* Task to complete
Can you print the data exactly and leave out each image?

++++ Collected data

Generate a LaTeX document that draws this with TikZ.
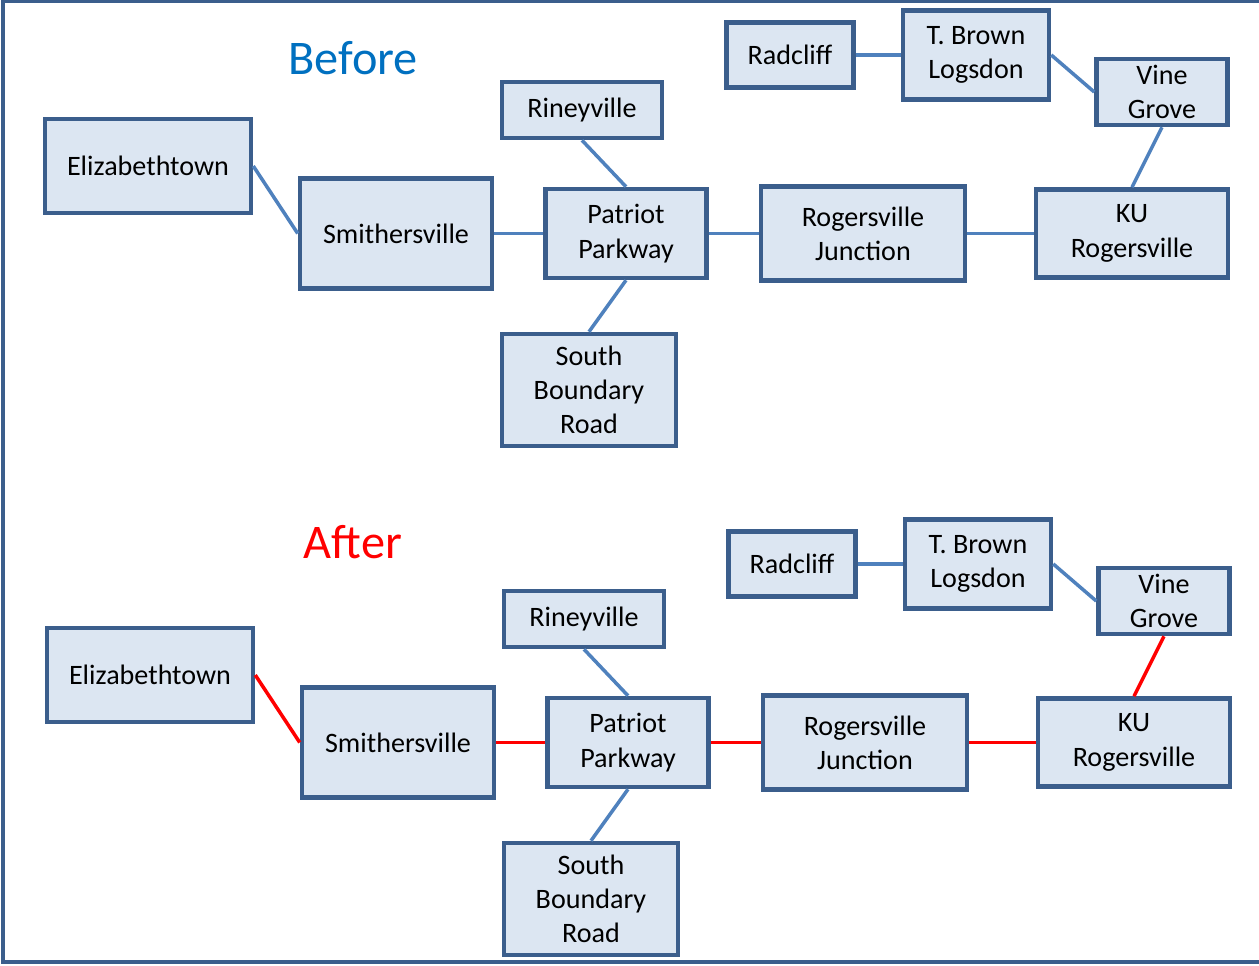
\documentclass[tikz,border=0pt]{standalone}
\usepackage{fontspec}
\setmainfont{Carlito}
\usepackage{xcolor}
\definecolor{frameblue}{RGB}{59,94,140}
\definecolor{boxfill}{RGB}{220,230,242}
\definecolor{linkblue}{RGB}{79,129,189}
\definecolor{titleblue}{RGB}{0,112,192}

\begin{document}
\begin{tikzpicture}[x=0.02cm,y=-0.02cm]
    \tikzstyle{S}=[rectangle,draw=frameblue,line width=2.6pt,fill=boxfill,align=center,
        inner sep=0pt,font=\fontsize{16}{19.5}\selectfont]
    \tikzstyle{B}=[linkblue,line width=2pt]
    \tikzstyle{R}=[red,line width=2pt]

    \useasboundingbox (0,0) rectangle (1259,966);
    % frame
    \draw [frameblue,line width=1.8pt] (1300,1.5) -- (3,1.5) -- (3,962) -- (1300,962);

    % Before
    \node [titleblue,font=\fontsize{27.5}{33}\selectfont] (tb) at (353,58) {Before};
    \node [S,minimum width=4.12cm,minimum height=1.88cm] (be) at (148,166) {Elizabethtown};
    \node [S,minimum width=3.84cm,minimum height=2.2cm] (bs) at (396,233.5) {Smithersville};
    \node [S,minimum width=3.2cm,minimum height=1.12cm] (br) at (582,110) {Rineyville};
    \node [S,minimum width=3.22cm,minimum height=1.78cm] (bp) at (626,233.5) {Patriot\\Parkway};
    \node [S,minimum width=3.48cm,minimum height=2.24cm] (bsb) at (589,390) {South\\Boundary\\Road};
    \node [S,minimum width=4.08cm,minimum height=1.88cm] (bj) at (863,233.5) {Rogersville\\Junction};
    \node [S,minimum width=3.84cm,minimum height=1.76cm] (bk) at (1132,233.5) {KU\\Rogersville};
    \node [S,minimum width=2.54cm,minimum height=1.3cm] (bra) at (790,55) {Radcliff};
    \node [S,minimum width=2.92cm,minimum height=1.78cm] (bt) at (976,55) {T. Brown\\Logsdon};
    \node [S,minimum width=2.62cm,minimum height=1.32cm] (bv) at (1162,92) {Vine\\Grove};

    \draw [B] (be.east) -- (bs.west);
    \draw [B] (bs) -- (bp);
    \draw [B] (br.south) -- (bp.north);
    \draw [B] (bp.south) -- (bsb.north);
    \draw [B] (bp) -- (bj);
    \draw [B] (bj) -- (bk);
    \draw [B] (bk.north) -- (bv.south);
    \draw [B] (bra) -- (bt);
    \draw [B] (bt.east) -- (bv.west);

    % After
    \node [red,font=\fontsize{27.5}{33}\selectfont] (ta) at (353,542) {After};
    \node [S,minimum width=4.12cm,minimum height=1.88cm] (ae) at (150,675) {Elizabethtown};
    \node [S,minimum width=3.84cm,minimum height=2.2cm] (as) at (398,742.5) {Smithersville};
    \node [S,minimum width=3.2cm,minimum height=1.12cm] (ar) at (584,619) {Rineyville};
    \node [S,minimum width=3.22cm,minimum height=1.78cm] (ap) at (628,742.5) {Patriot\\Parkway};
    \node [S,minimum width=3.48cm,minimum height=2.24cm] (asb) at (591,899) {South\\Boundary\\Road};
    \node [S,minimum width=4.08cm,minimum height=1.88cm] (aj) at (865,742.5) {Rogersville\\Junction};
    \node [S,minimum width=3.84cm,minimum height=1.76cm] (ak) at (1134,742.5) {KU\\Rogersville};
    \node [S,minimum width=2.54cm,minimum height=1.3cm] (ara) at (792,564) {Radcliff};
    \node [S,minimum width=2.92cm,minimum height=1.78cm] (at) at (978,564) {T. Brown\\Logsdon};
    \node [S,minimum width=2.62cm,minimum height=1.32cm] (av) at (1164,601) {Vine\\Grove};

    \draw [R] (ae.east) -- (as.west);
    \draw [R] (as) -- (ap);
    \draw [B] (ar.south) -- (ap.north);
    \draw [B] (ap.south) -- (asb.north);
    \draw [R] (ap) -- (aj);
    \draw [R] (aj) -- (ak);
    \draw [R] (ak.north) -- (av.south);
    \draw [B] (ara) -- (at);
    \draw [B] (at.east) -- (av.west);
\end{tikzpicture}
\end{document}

++++++++

* Response to this task
Generate a LaTeX document that draws this with TikZ.
\documentclass[tikz,border=0pt]{standalone}
\usepackage{fontspec}
\setmainfont{Carlito}
\usepackage{xcolor}
\definecolor{frameblue}{RGB}{59,94,140}
\definecolor{boxfill}{RGB}{220,230,242}
\definecolor{linkblue}{RGB}{79,129,189}
\definecolor{titleblue}{RGB}{0,112,192}

\begin{document}
\begin{tikzpicture}[x=0.02cm,y=-0.02cm]
    \tikzstyle{S}=[rectangle,draw=frameblue,line width=2.6pt,fill=boxfill,align=center,
        inner sep=0pt,font=\fontsize{16}{19.5}\selectfont]
    \tikzstyle{B}=[linkblue,line width=2pt]
    \tikzstyle{R}=[red,line width=2pt]

    \useasboundingbox (0,0) rectangle (1259,966);
    % frame
    \draw [frameblue,line width=1.8pt] (1300,1.5) -- (3,1.5) -- (3,962) -- (1300,962);

    % Before
    \node [titleblue,font=\fontsize{27.5}{33}\selectfont] (tb) at (353,58) {Before};
    \node [S,minimum width=4.12cm,minimum height=1.88cm] (be) at (148,166) {Elizabethtown};
    \node [S,minimum width=3.84cm,minimum height=2.2cm] (bs) at (396,233.5) {Smithersville};
    \node [S,minimum width=3.2cm,minimum height=1.12cm] (br) at (582,110) {Rineyville};
    \node [S,minimum width=3.22cm,minimum height=1.78cm] (bp) at (626,233.5) {Patriot\\Parkway};
    \node [S,minimum width=3.48cm,minimum height=2.24cm] (bsb) at (589,390) {South\\Boundary\\Road};
    \node [S,minimum width=4.08cm,minimum height=1.88cm] (bj) at (863,233.5) {Rogersville\\Junction};
    \node [S,minimum width=3.84cm,minimum height=1.76cm] (bk) at (1132,233.5) {KU\\Rogersville};
    \node [S,minimum width=2.54cm,minimum height=1.3cm] (bra) at (790,55) {Radcliff};
    \node [S,minimum width=2.92cm,minimum height=1.78cm] (bt) at (976,55) {T. Brown\\Logsdon};
    \node [S,minimum width=2.62cm,minimum height=1.32cm] (bv) at (1162,92) {Vine\\Grove};

    \draw [B] (be.east) -- (bs.west);
    \draw [B] (bs) -- (bp);
    \draw [B] (br.south) -- (bp.north);
    \draw [B] (bp.south) -- (bsb.north);
    \draw [B] (bp) -- (bj);
    \draw [B] (bj) -- (bk);
    \draw [B] (bk.north) -- (bv.south);
    \draw [B] (bra) -- (bt);
    \draw [B] (bt.east) -- (bv.west);

    % After
    \node [red,font=\fontsize{27.5}{33}\selectfont] (ta) at (353,542) {After};
    \node [S,minimum width=4.12cm,minimum height=1.88cm] (ae) at (150,675) {Elizabethtown};
    \node [S,minimum width=3.84cm,minimum height=2.2cm] (as) at (398,742.5) {Smithersville};
    \node [S,minimum width=3.2cm,minimum height=1.12cm] (ar) at (584,619) {Rineyville};
    \node [S,minimum width=3.22cm,minimum height=1.78cm] (ap) at (628,742.5) {Patriot\\Parkway};
    \node [S,minimum width=3.48cm,minimum height=2.24cm] (asb) at (591,899) {South\\Boundary\\Road};
    \node [S,minimum width=4.08cm,minimum height=1.88cm] (aj) at (865,742.5) {Rogersville\\Junction};
    \node [S,minimum width=3.84cm,minimum height=1.76cm] (ak) at (1134,742.5) {KU\\Rogersville};
    \node [S,minimum width=2.54cm,minimum height=1.3cm] (ara) at (792,564) {Radcliff};
    \node [S,minimum width=2.92cm,minimum height=1.78cm] (at) at (978,564) {T. Brown\\Logsdon};
    \node [S,minimum width=2.62cm,minimum height=1.32cm] (av) at (1164,601) {Vine\\Grove};

    \draw [R] (ae.east) -- (as.west);
    \draw [R] (as) -- (ap);
    \draw [B] (ar.south) -- (ap.north);
    \draw [B] (ap.south) -- (asb.north);
    \draw [R] (ap) -- (aj);
    \draw [R] (aj) -- (ak);
    \draw [R] (ak.north) -- (av.south);
    \draw [B] (ara) -- (at);
    \draw [B] (at.east) -- (av.west);
\end{tikzpicture}
\end{document}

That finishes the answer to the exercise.